Chroniques

par françois-xavier ajavon

récital Erik Berchot
œuvres de Balakirev, Chopin, Rachmaninov et Tansman

Festival Chopin / Orangerie de Bagatelle, Paris
- 11 juillet 2004

Le dossier de presse précise que du sang polonais coule dans les veines d’Erik Berchot, pianiste français né en 1958 – ce qui, on le suppose, pourrait être susceptible de le rendre familier de la musique de Chopin. Une surprise nous attend : dans les veines de ce quadra’ sympathique et distingué coule aussi des flots furieux d'adrénaline, de dopamine, ainsi que cent mille volts d'énergie musicale débridée ! En conséquence de quoi sa lecture de Chopin est vive, électrique, dynamique, impressionnante de virtuosité et d'une densité rare, précieuse même… qui s'évanouit à peine éclose. Car Berchot va vite, très vite. Il ne ménage pas de réelle respiration entre les pièces, les œuvres, les univers qu'il traverse en terrain conquis ; en une heure et vingt minutes, son récital est bouclé (avec deux brefs rappels). On en sort le souffle coupé.
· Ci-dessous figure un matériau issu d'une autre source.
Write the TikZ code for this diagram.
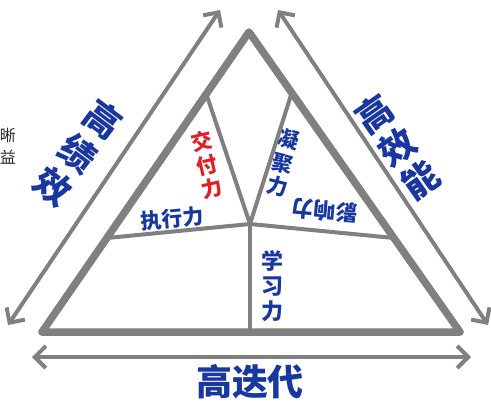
\documentclass[tikz,border=0pt]{standalone}
\usepackage{fontspec}
\newfontfamily\cjk{Noto Sans CJK SC}
\usetikzlibrary{arrows.meta}
\definecolor{linegray}{RGB}{128,128,128}
\definecolor{txtblue}{RGB}{25,55,160}
\definecolor{txtred}{RGB}{228,28,36}
\begin{document}
\begin{tikzpicture}[x=1pt,y=-1pt,
  edge/.style={draw=linegray,line width=7.5pt,line join=round,line cap=round},
  innerline/.style={draw=linegray,line width=4pt,line cap=round},
  dbl/.style={draw=linegray,line width=4pt,{Straight Barb[length=11pt,width=22pt]}-{Straight Barb[length=11pt,width=22pt]}},
  bigtxt/.style={text=txtblue,font=\cjk\bfseries\fontsize{36}{41}\selectfont,inner sep=0pt,align=center},
  smalltxt/.style={font=\cjk\bfseries\fontsize{21}{24}\selectfont,inner sep=0pt,align=center},
  sidetxt/.style={font=\cjk\fontsize{16}{16}\selectfont,text=black!85,anchor=east,inner sep=0pt},
]
\useasboundingbox (0,0) rectangle (491,404);
% triangle geometry
\coordinate (A) at (249,32);
\coordinate (BL) at (42,332);
\coordinate (BR) at (460,332);
\coordinate (L1) at (206,93);
\coordinate (R1) at (292,92);
\coordinate (J) at (250,224);
\coordinate (H1) at (107,238);
\coordinate (H2) at (394,238);
\coordinate (V) at (250,332);
% arrow ends
\coordinate (la1) at (8,325);
\coordinate (la2) at (220,10);
\coordinate (ra1) at (278,10);
\coordinate (ra2) at (488,325);
\coordinate (ba1) at (32,357);
\coordinate (ba2) at (471,357);

% texts
\node[bigtxt,rotate=-37,font=\cjk\bfseries\fontsize{36}{42}\selectfont] (gjx) at (78,153) {高\\绩\\效};
\node[bigtxt,rotate=35,font=\cjk\bfseries\fontsize{36}{40}\selectfont] (gxn) at (397,147) {高\\效\\能};
\node[bigtxt] (gdd) at (250,382) {高迭代};
\node[smalltxt,text=txtred,rotate=13] (jfl) at (207,165) {交\\付\\力};
\node[smalltxt,text=txtblue,rotate=-14] (njl) at (283,163) {凝\\聚\\力};
\node[smalltxt,text=txtblue,font=\cjk\bfseries\fontsize{22}{25}\selectfont] (xxl) at (272,286) {学\\习\\力};
\node[smalltxt,text=txtblue,rotate=175,font=\cjk\bfseries\fontsize{22}{24}\selectfont] (yxl) at (325,211) {影响力};
\begin{scope}
\clip (H1) -- (J) -- (250,150) -- (100,150) -- cycle;
\node[smalltxt,text=txtblue,rotate=5] (zxl) at (172,219) {执行力};
\end{scope}
\node[sidetxt] (xi) at (16,135) {晰};
\node[sidetxt] (yi) at (16,157) {益};

% arrows
\draw[dbl] (la1) -- (la2);
\draw[dbl] (ra1) -- (ra2);
\draw[dbl] (ba1) -- (ba2);

% inner lines
\draw[innerline] (L1) -- (J);
\draw[innerline] (R1) -- (J);
\draw[innerline] (H1) -- (J) -- (H2);
\draw[innerline] (J) -- (V);

% outer triangle
\draw[edge] (A) -- (BL) -- (BR) -- cycle;
\end{tikzpicture}
\end{document}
Si nous devions donner un titre à ce récital, il pourrait être Métamorphoses russes de Chopin. En plus du généreux programme de quatre opus qui lui est consacré, et de ravissantes miniatures du Polonais Tansman, le pianiste interprète des œuvres russes du postromantique Rachmaninov, du patron du Groupe des Cinq Balakirev et de l'éternel inclassable Anatoli Liadov, élève quasiment oublié de Rimski-Korsakov. Autant d'occasions de constater à quel point la musique pour piano de la première moitié du Xe siècle, et plus particulièrement en Russie, s’imprégna profondément de l'esthétique de Chopin, par ce qu’Adorno appelait ses « broderies de la virtuosité », mais aussi par sa profondeur psychologique.

Erik Berchot donne des Deux Polonaises Op.26 une lecture nerveuse, électrique, parfois violente, qu'il poursuit dans l’Impromptu en sol bémol majeur Op.51 n°3 ainsi que dans la Fantaisie impromptue en ut # mineur Op.66. Il en un moment plein de verve, d'énergie, et débarrassé de toute réminiscence de langueur schubertienne. Les trois Valses Op.64, dont les deux premières sont appelées Valse minute et Valse brillante, sont faussement légères et naïves, délicieusement académiques, et renvoient aux salons du XIXe siècle fleurant bon la décadence d'un monde encore occupé à danser dans l'allégresse. Nous en sortons un peu ivres et convaincus que Chopin ne serait pas Chopin s'il n'avait écrit que sa Sonate en si bémol mineur : les génies le seraient-ils vraiment s'ils ne l'étaient que pour leurs chefs d'œuvres, et pas pour l'ensemble de leur production ?

Les Sept Mazurkas du premier recueil d’Alexandre Tansman (1897-1986) sont une véritable rareté. Magnifiques et subtiles miniatures pianistiques, connectées à la fois au cycle Mikrokosmos de Bartók et aux Visions fugitives de Prokofiev, ces pièces doivent beaucoup à Chopin et Prokofiev, dont Tansman – personnage fascinant, déchiré entre la Pologne, l'Europe et le continent américain, double injustement oublié de Prokofiev, et francophile convaincu – était d'ailleurs proche, comme de Gershwin et de Charlie Chaplin. Erik Berchot donne de cette musique « miniaturisée » une interprétation ample et assurée : rien ne nous échappe de l'art percussif et « motorique » du compositeur polonais.

LeRachmaninov de Berchot ne s'épanouit pas dans le postromantisme tout confort du XXe siècle qui est le sien, il ne s'avachit pas : les Étude-tableaux Op.39 n°1 etn°5 sont ici jouées dans une urgence et une intensité dramatique qui pourraient parfaitement renvoyer insidieusement à la Russie contemporaine, aussi instable et terrifiante que fascinante. C'est évidemment dans Islamey de Mili Balakirev que l’artiste donne le meilleur de lui-même, bien que cette pièce soit un tube. Il en électrise la virtuosité, sans perdre en précision.

Un récital dense, donc, par ce pianiste protéiforme : enseignant au CNR de Marseille, collaborateur de Michel Legrand et de Charles Aznavour, auteur d'un spectacle pédagogique, musical et poétique autour de Chopin, et même acteur dans le film Partir, Revenir (Claude Lelouch, 1984.) où il joue un… pianiste jouant Rachmaninov ! Une personnalité riche qui vient d’offrir l'occasion de scruter Chopin depuis l'est de l'Europe, depuis une certaine Russie prérévolutionnaire, romanesque et romantique (...et s'il n'avait pas que du sang polonais dans les veines ?).